Why did you then opt for gentle refurbishment?
All those responsible quickly agreed that this was the best solution: firstly, because of the short refurbishment and conversion time of half a year and the cost-effective implementation. At 1.35 million euros, the municipality even stayed below the agreed construction costs of 1.4 million euros. Even a complete gutting would have cost three times our estimated budget. Another argument in favor of renovation was that the town hall is simply well designed in terms of functionality: thanks to its exterior concrete columns and straight axes, room sizes can be easily changed and plenty of daylight enters all areas. Another special feature is the spacious foyer, which we use, for example, for vernissages with up to 150 people or a Christmas market. With today's construction costs, we could never have afforded this generosity in a new building.

What image did the town hall have among the population?
Before the renovation, the opinion of the building was not the best, especially among younger people. Buildings from the 1970s are generally not held in very high esteem and are often torn down.

And today?
After the renovation, things have changed completely. Many young people now find the city hall retro, they identify with it. The coolness factor has increased enormously. And there is also a greater awareness that preserving the existing building and reusing and recycling building materials is much better for the climate and resource conservation than demolition and new construction. We have also communicated this aspect a lot, for example in connection with the nomination for the Austrian Building Owner Award 2022.

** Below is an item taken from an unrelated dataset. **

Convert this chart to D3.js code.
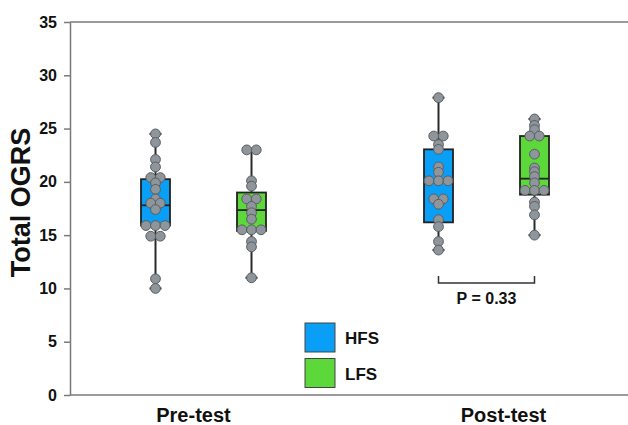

You decided to leave the ceramic tiles on the facade during the renovation.
Removing them in order to then install exterior insulation would have been far too time-consuming and expensive. We therefore opted for interior insulation with environmentally friendly glass foam panels. They are only ten centimeters thick and don't take up much space.

Did some of the ceramic tiles have to be replaced?
No, we still have a small stock in the basement - which is good, because these tiles are no longer manufactured. But all of them were still perfectly intact, so we didn't have to touch anything up. Instead, we just had the tiles cleaned: by hand with a sponge and regular dish detergent. That didn't even cost us 2,000 euros, and the tiles look like new. This is simply an ingenious material. The good quality of the ceramic tiles made the gentle refurbishment possible in the first place.

What makes the tiles so special for you?
The fact that no two look exactly alike. The yellow speckles were created by sprinkling quartz by hand. In addition, thanks to the color design, the tiles are very resistant to dirt.

Is the color scheme also reflected in the interior of the town hall?
Originally, the floors, wall colors, and furniture such as sofas and armchairs were also yellow, beige, and blue. In the 1990s, for example, the chairs were simply reupholstered in red fabric. There was probably a lack of feeling for it. The architects have now taken up the original colors again very charmingly, even in the interior. The carpets and floor tiles in the sanitary areas are blue, the chairs and armchairs are yellow.

What is your conclusion?
I am simply happy that we have renovated the town hall. It has a new appreciation. It's a bit like restoring a classic car. Even those who were skeptical at first are now thrilled. The quality of construction is so outstanding that the town hall can stand for a few more centuries if it's left to stand.